Vertice tra cinque Paesi arabi per rispondere al piano di Gaza voluto da Trump. Presente Abu Mazen
Un incontro a Riad per elaborare una risposta congiunta al piano di Trump per Gaza, che vorrebbe svuotare la Striscia dei suoi abitanti e ricostruirla sotto il controllo di Washington. Il summit è tra i leader di Arabia Saudita, Egitto, Emirati Arabi Uniti, Giordania e Qatar e si svolgerà il 20 febbraio, una settimana prima del vertice della Lega Araba al Cairo, previsto per il 27. Tutti hanno già ribadito il rifiuto dello “sfollamento degli abitanti di Gaza” e del loro “trasferimento” fuori da questo territorio. Presenti al vertice anche il presidente dell’Autorità nazionale palestinese Abu Mazen o il suo primo ministro Mohammad Mustafa. Trump ha proposto di porre Gaza sotto il controllo degli Stati Uniti e di espellerne i residenti, trasformandola in una ‘Costa Azzurra del Medio Oriente’, dove ai palestinesi non sarebbe consentito fare ritorno. Il segretario di Stato americano Marco Rubio ha dichiarato che gli Usa sono aperti alle proposte dei Paesi arabi sul territorio, in linea col progetto della Casa Bianca, auspicando di poter discutere di queste idee durante il viaggio programmato in Arabia Saudita, Emirati Arabi e anche in Israele dopo la conferenza della sicurezza di Monaco del 14-16 febbraio.

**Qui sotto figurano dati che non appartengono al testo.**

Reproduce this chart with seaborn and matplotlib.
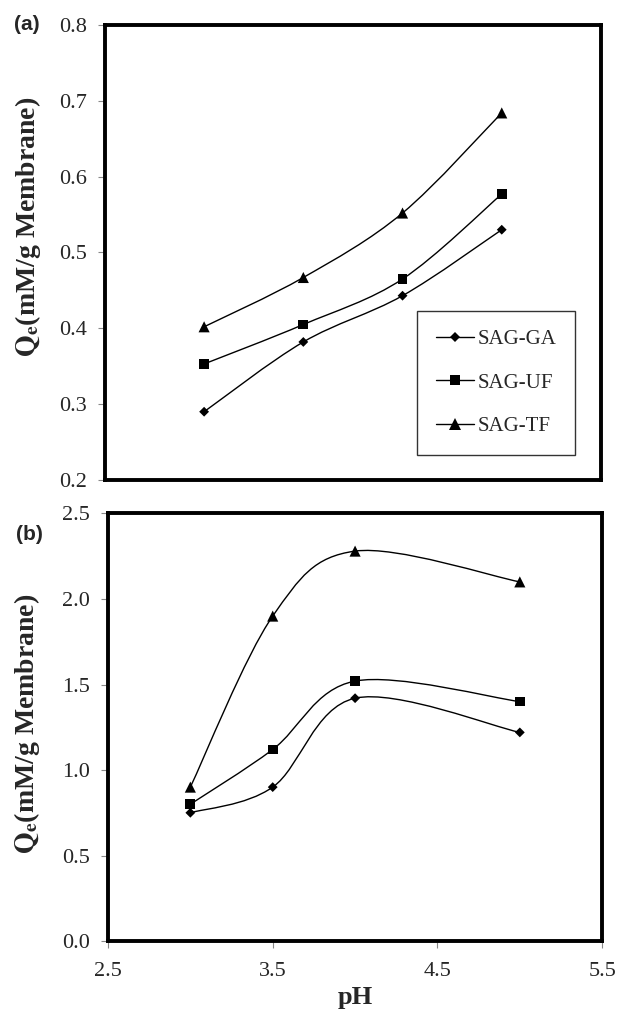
import numpy as np
import pandas as pd
import seaborn as sns
import matplotlib
matplotlib.use("Agg")
import matplotlib.pyplot as plt
from matplotlib.path import Path
from matplotlib.patches import PathPatch
from matplotlib.lines import Line2D

# data
series = ["SAG-GA", "SAG-UF", "SAG-TF"]
markers = {"SAG-GA": "D", "SAG-UF": "s", "SAG-TF": "^"}
msizes = {"SAG-GA": 5, "SAG-UF": 7, "SAG-TF": 8}

ph_a = [3.1, 3.7, 4.3, 4.9]
qa_ga = [0.290, 0.382, 0.443, 0.530]
qa_uf = [0.353, 0.405, 0.465, 0.577]
qa_tf = [0.402, 0.467, 0.552, 0.684]

ph_b = [3.0, 3.5, 4.0, 5.0]
qb_ga = [0.75, 0.90, 1.42, 1.22]
qb_uf = [0.80, 1.12, 1.52, 1.40]
qb_tf = [0.90, 1.90, 2.28, 2.10]


def to_frame(x, ys):
    rows = []
    for name, y in zip(series, ys):
        for xi, yi in zip(x, y):
            rows.append({"pH": xi, "Qe": yi, "series": name})
    return pd.DataFrame(rows)


df_a = to_frame(ph_a, [qa_ga, qa_uf, qa_tf])
df_b = to_frame(ph_b, [qb_ga, qb_uf, qb_tf])


def smooth_path(ax, x, y):
    # Excel-style smoothed line as cubic Bezier segments through the points
    p = np.column_stack([x, y]).astype(float)
    n = len(p)
    verts = [p[0]]
    codes = [Path.MOVETO]
    for i in range(n - 1):
        p0 = p[i - 1] if i > 0 else p[i]
        p3 = p[i + 2] if i + 2 < n else p[i + 1]
        c1 = p[i] + (p[i + 1] - p0) / 6.0
        c2 = p[i + 1] - (p3 - p[i]) / 6.0
        verts += [c1, c2, p[i + 1]]
        codes += [Path.CURVE4] * 3
    ax.add_patch(PathPatch(Path(verts, codes), fc="none", ec="black", lw=1.0, zorder=2))


sns.set_style("white")
plt.rcParams["font.family"] = ["Liberation Serif", "DejaVu Serif"]
plt.rcParams["mathtext.fontset"] = "stix"

fig = plt.figure(figsize=(6.17, 10.18), dpi=100)
ax_a = fig.add_axes([0.170, 0.5285, 0.804, 0.447])
ax_b = fig.add_axes([0.175, 0.0756, 0.801, 0.420])

for ax, df, lims, ticks in [
    (ax_a, df_a, (0.2, 0.8), np.arange(0.2, 0.81, 0.1)),
    (ax_b, df_b, (0.0, 2.5), np.arange(0.0, 2.51, 0.5)),
]:
    for name in series:
        sub = df[df["series"] == name]
        smooth_path(ax, sub["pH"].values, sub["Qe"].values)
    sns.scatterplot(data=df, x="pH", y="Qe", style="series", markers=markers,
                    hue="series", palette=["black"] * 3, size="series",
                    sizes={k: v ** 2 for k, v in msizes.items()},
                    edgecolor="black", linewidth=0, legend=False, ax=ax, zorder=3)
    ax.set_xlim(2.5, 5.5)
    ax.set_ylim(*lims)
    ax.set_yticks(ticks)
    ax.set_yticklabels([f"{t:.1f}" for t in ticks], fontsize=16)
    for sp in ax.spines.values():
        sp.set_visible(True)
        sp.set_color("black")
        sp.set_linewidth(2.8)
    ax.tick_params(axis="y", left=True, length=5, width=0.8, color="#888888", pad=8)
    ax.set_ylabel(r"$\mathbf{Q_e}$(mM/g Membrane)", fontsize=20, fontweight="bold")
    ax.yaxis.label.set_va("center")

ax_a.set_xticks([])
ax_a.set_xlabel("")
ax_a.yaxis.set_label_coords(-0.155, 0.556)

ax_b.set_xticks([2.5, 3.5, 4.5, 5.5])
ax_b.set_xticklabels(["2.5", "3.5", "4.5", "5.5"], fontsize=16)
ax_b.tick_params(axis="x", bottom=True, length=5, width=0.8, color="#888888", pad=10)
ax_b.set_xlabel("pH", fontsize=19, fontweight="bold", labelpad=4)
ax_b.yaxis.set_label_coords(-0.164, 0.507)

handles = [Line2D([], [], color="black", lw=1.0, marker=markers[s],
                  markersize=msizes[s], markeredgewidth=0) for s in series]
leg = ax_a.legend(handles, series, loc="upper left", bbox_to_anchor=(0.63, 0.372),
                  fontsize=15, frameon=True, fancybox=False,
                  handlelength=1.8, handletextpad=0.2, labelspacing=1.15,
                  borderpad=0.9, borderaxespad=0)
leg.get_frame().set_edgecolor("black")
leg.get_frame().set_linewidth(1.0)

fig.text(14 / 617, 1 - 25 / 1018, "(a)", fontsize=15, fontweight="bold",
         family=["Liberation Sans", "DejaVu Sans"], ha="left", va="center")
fig.text(16 / 617, 1 - 534 / 1018, "(b)", fontsize=15, fontweight="bold",
         family=["Liberation Sans", "DejaVu Sans"], ha="left", va="center")

fig.savefig("out.png", dpi=100)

La posizione di Israele e le tensioni con Riad – Per parte sua, Netanyahu spinge il futuro targato Usa della Striscia di Gaza e il “trasferimento volontario” dei palestinesi fuori dall’enclave infiammando la polemica con Riad, tra i più duri critici del piano di Trump: “I sauditi possono creare uno Stato palestinese in Arabia Saudita, hanno molta terra laggiù”, ha affermato polemicamente il premier israeliano in un attacco che allontana una normalizzazione con il Regno – che Riad lega indissolubilmente alla nascita di uno Stato palestinese – e che non fa bene alla fragile tregua in corso a Gaza. “C’era uno Stato palestinese, si chiamava Gaza. Gaza, guidata da Hamas, era uno Stato palestinese, e guarda cosa abbiamo ottenuto: il più grande massacro dall’Olocausto”, ha detto Netanyahu ribadendo la linea israeliana per la quale “non può esserci pace se Hamas resta”. Sulla possibilità di uno Stato palestinese come condizione per una normalizzazione dei rapporti con i sauditi, Netanyahu ha quindi negato la sua disponibilità a stipulare “un accordo che metta in pericolo lo Stato di Israele“. Dopo che l’attacco del 7 ottobre ha segnato una battuta d’arresto nel processo di distensione dei rapporti tra il Regno e lo Stato ebraico, Netanyahu ha dichiarato più volte di essere ancora impegnato per una pace tra i due Paesi: “Non solo penso che sia fattibile, penso che accadrà”, ha detto durante la sua visita a Washington. Ma Riad ha chiarito che non ha intenzione di stabilire legami con Israele senza garanzie sulla nascita di uno Stato palestinese, sottolineando che questa posizione non è negoziabile e condannando qualsiasi tentativo di sfollare i palestinesi dalla loro terra, proposta israelo-americana che ha scatenato dure critiche dai Paesi arabi ed europei.
In questo quadro, Israele tira dritto e continua a spingere il piano del tycoon, che nel frattempo ha chiarito come non ci sia “nessuna fretta” di dare concretezza alle sue idee, ribadendo che non ci sarà bisogno di schierare truppe Usa nella Striscia. Ma qualcosa si muove già: nei giorni scorsi il capo di Centcom americano, generale Erik Kurilla, è volato in Israele per incontrare il capo dell’Idf Herzi Halevi e fare il punto sulla situazione nella regione. Nel frattempo, il governo israeliano cerca di ridurre al minimo le voci critiche in patria: dopo aver ordinato di preparare un piano di trasferimenti “volontari” dei palestinesi da Gaza, il ministro della Difesa israeliano Katz ha messo in guardia funzionari e vertici militari dall’esprimersi contro il piano del presidente Usa, annunciando di aver ordinato di “rimproverare” il maggior generale Shlomi Binder, direttore dell’intelligence militare dell’esercito, per aver segnalato la possibilità di un aumento dei disordini in Cisgiordania dopo le parole di Trump. “Non sono contro il piano Usa”, ha successivamente chiarito Binder. “In virtù del mio ruolo, ho solo presentato le possibili implicazioni sull’argomento”.